Google Reader. Sigh. Oh, how I miss it! I can’t believe you ended back up here after all these years! That is really neat. 🙂 And no, I wasn’t writing about CM back in 2006. I was *reading* her, I believe, but not writing. At that point, all I had figured out was that I should go outside more. 🙂
Yes, me too, I haven’t found anything quite like Google Reader except for email subscriptions. In those days I was single and carefree, now happily married and mothering a toddler and a newborn… And yes, we should be going outside more!! 🙂
Thanks Brandy, I have read these 31 days slowly over time and have started recommending particular posts to friends when they are panicking. Appreciate your hard work and your mentoring!
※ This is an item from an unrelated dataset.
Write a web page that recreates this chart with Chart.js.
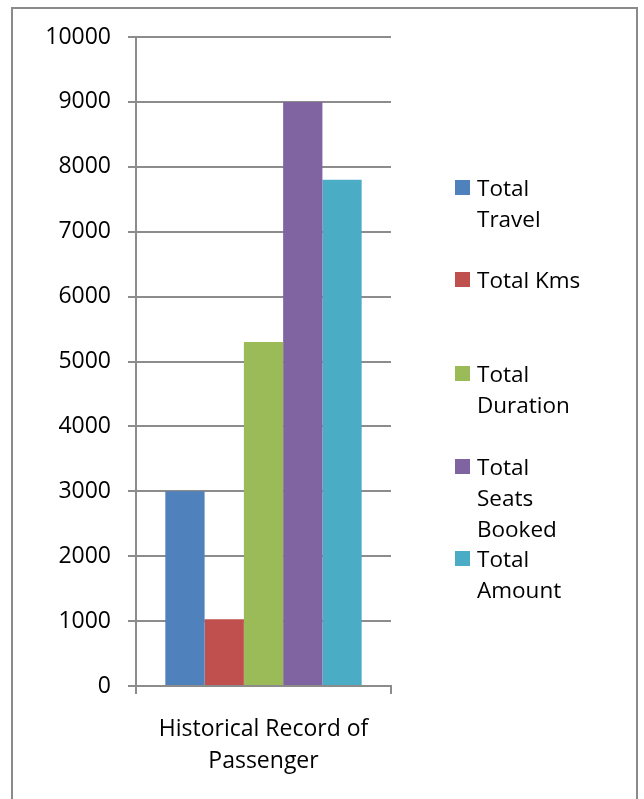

What a great series! As a newbie to CM, I appreciate all the hard work you did to prepare the resource list and give so much information 🙂
Thanks, Cindy! I’m glad it was helpful. 🙂
Thank you so much for doing this series. I will be coming back to it many times, I’m sure.
Hi. Thanks so much for sweet comments. Congrats on finishing your 31 days series. I tried once and ran out of steam half way through. Happy weekend! I look forward to reading more here!
This was a magnificent series, Brandy, which covered so many incredible topics. It was neat to get a taste for your guest bloggers, too, and I appreciate their contributions greatly. The worst part about this series ending? How much time you’ll need to recover before you get back online so I can read more of your great thoughts. Thank you!
Thank you for the link!
Wonderful series! Thank you for the thoughtful posts and the resources here at the end. Such wealth!
My relationship with Charlotte Mason started almost 4 years ago when we had our first child and now that we are closer to educational formalities, well, my feet are to the fire! There is pressure to begin school at such an early age (at least where we live) and I have found this series to be helpful when looking at the bigger educational picture. Lots of food for thought!
Oh, a new book (The Living Page) -yay! I really like For the Children’s Sake, too. I reread it earlier this year, while pregnant and exhausted. 🙂
It’s been lovely! As a reader, I’m sorry to see it go!
Thank you for this series, Brandy–and for all these wonderful links!